[WRITTEN EXERCISE]
Check each line of the data for "this" and select those that have it.

+-------+

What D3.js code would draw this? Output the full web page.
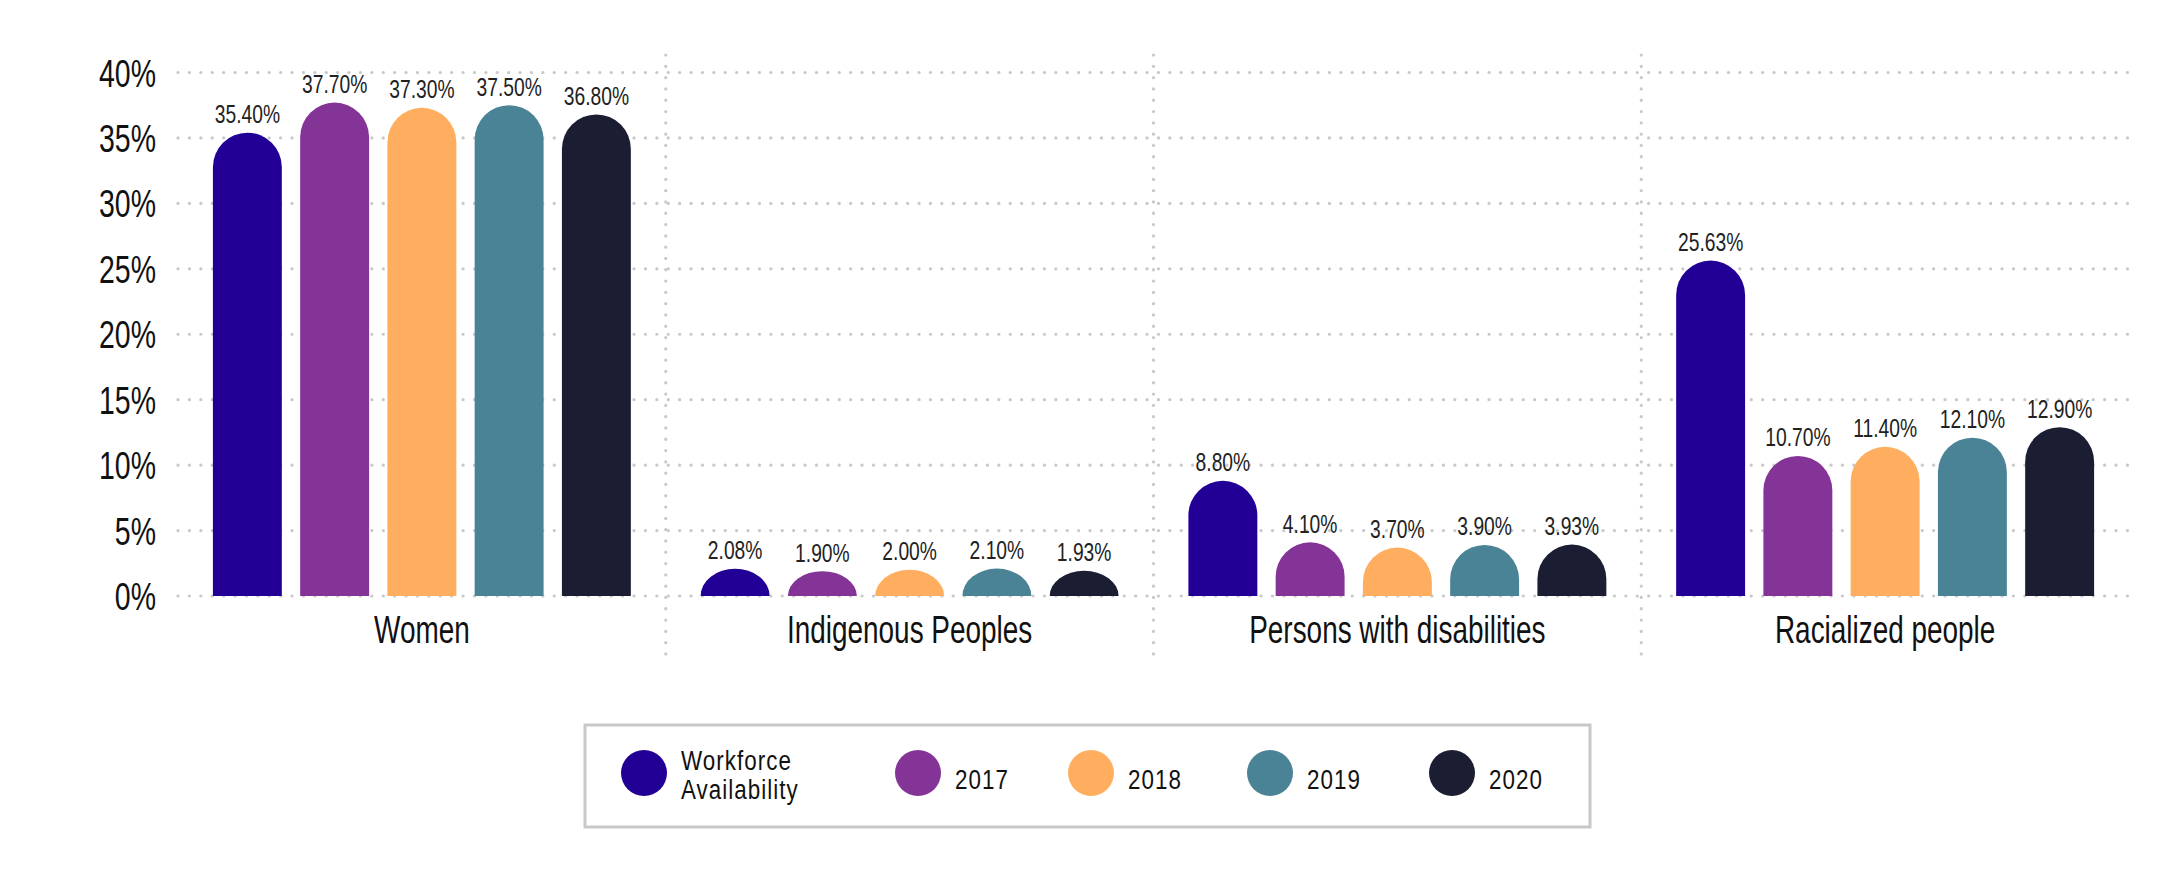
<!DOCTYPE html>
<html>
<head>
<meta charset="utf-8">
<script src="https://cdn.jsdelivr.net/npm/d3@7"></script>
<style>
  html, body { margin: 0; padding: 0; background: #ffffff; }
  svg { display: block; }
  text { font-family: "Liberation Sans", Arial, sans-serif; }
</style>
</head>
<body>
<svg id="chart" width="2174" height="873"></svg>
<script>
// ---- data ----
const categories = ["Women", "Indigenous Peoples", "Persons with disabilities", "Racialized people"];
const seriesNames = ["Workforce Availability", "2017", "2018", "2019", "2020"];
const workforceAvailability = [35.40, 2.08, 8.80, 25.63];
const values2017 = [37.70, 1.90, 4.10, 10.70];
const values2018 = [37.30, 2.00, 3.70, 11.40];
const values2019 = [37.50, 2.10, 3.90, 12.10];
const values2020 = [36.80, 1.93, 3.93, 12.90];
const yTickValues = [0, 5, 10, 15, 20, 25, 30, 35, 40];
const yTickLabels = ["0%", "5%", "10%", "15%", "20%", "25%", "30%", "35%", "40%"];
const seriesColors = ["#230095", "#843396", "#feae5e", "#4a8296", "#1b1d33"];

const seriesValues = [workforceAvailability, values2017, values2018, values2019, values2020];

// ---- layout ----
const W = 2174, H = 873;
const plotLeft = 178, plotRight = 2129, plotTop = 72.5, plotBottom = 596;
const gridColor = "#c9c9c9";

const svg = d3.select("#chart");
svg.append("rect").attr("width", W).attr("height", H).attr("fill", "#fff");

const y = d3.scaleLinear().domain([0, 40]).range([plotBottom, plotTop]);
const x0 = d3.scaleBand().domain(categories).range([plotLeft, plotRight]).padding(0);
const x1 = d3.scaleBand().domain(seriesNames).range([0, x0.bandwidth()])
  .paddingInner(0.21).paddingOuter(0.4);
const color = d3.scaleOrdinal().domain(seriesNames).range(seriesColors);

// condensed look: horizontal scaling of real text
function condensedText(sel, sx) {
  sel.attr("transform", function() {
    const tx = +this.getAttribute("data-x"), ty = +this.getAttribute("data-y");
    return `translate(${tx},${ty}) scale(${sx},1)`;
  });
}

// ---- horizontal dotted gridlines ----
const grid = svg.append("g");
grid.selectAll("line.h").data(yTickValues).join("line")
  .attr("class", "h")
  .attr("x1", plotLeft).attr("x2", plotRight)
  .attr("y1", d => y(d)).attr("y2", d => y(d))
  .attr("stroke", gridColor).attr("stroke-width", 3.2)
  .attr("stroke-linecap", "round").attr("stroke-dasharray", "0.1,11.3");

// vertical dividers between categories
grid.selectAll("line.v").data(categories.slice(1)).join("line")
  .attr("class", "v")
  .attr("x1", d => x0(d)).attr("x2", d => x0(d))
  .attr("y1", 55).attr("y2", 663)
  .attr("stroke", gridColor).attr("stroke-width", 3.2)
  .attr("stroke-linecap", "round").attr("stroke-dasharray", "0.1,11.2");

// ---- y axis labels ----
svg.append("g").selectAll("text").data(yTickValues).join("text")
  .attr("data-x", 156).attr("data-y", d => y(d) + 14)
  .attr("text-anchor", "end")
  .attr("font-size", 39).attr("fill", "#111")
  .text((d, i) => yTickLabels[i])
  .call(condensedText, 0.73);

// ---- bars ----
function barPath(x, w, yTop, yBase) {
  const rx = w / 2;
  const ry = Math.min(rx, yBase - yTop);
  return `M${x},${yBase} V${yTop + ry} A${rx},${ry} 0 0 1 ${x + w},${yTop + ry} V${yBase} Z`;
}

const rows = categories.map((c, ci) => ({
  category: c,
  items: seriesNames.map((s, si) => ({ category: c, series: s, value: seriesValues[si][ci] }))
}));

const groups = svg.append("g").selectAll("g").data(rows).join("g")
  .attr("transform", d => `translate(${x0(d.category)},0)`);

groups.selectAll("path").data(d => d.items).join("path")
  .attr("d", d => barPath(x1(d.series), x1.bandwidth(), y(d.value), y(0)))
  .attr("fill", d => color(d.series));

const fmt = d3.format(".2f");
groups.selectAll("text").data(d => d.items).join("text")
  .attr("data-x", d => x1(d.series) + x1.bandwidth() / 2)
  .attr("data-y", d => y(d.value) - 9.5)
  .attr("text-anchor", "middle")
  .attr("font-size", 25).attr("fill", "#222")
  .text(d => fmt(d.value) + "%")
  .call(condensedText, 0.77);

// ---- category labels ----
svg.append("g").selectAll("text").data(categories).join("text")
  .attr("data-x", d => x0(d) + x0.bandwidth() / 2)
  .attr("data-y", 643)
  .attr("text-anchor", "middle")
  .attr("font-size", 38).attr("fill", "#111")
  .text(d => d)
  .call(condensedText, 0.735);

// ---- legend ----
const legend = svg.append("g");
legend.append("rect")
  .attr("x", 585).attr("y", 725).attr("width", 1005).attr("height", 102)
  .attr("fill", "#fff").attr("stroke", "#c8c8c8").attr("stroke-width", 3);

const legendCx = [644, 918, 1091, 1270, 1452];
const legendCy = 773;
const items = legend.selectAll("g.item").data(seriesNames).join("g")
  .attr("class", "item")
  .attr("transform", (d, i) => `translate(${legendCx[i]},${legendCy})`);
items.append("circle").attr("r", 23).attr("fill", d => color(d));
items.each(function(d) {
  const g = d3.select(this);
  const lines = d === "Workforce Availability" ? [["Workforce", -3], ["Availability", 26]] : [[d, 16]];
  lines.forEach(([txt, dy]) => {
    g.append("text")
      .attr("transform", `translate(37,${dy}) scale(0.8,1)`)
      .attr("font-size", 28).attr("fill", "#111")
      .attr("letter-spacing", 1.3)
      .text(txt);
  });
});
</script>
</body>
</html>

+-------+

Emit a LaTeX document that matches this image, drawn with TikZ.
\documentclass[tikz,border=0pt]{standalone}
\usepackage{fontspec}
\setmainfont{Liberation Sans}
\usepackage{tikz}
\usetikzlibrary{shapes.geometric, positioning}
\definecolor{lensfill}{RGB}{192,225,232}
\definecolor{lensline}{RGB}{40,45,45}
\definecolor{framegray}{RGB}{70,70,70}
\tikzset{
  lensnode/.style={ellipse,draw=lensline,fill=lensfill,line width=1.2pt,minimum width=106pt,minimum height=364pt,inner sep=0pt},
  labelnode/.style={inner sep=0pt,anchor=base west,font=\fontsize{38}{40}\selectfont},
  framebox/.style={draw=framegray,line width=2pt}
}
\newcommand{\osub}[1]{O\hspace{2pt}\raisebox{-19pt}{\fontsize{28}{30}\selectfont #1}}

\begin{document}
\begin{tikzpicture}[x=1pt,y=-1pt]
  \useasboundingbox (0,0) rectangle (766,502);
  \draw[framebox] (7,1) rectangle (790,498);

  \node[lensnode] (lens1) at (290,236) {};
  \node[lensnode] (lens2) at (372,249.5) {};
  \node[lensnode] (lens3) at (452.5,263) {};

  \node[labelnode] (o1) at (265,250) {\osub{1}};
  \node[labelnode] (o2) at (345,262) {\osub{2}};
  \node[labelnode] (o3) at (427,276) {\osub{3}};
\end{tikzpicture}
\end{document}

+-------+

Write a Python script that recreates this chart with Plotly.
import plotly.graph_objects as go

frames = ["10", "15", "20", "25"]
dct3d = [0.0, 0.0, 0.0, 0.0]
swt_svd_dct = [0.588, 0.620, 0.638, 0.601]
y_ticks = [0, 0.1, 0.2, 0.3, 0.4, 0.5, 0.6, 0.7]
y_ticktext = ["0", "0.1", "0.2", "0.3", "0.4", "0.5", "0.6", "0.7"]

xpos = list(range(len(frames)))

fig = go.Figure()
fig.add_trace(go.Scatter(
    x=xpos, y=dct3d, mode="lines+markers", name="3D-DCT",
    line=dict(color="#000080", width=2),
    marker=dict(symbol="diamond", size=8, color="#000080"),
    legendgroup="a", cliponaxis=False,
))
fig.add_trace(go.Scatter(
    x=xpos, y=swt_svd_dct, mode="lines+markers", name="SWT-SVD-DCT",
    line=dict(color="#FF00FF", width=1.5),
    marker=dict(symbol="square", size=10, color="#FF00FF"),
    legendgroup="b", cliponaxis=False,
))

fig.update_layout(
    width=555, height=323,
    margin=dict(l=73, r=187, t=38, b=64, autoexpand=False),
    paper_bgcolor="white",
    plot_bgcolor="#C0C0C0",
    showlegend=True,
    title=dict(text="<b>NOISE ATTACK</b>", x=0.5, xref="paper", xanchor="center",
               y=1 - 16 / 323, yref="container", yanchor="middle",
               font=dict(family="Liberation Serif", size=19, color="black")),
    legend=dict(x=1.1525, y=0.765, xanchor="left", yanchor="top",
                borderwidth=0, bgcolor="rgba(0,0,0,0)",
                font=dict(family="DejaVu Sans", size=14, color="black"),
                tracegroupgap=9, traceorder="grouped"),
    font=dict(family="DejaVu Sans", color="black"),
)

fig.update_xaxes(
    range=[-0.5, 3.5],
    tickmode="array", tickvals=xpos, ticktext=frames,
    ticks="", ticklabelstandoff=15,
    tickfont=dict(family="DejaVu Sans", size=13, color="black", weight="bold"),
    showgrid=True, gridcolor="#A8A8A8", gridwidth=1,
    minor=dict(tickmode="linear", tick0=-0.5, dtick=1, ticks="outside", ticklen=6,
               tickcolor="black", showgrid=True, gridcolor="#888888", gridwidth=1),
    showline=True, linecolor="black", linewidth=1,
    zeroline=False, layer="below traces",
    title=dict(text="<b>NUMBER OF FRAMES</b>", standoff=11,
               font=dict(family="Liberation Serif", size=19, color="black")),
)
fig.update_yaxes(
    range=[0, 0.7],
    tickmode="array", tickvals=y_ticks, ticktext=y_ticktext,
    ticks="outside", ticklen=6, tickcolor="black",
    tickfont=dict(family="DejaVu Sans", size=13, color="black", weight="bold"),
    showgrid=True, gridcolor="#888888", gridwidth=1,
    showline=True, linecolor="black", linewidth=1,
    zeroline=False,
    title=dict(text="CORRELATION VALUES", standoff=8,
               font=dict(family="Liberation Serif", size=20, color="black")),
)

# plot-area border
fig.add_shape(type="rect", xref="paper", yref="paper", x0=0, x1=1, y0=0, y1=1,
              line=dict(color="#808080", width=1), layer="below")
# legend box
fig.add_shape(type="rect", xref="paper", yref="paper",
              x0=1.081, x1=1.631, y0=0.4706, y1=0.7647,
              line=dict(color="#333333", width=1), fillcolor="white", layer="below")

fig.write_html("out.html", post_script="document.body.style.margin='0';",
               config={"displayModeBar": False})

+-------+

[CORRECT RESPONSE]
What D3.js code would draw this? Output the full web page.
    const tx = +this.getAttribute("data-x"), ty = +this.getAttribute("data-y");
  const g = d3.select(this);
Emit a LaTeX document that matches this image, drawn with TikZ.
Write a Python script that recreates this chart with Plotly.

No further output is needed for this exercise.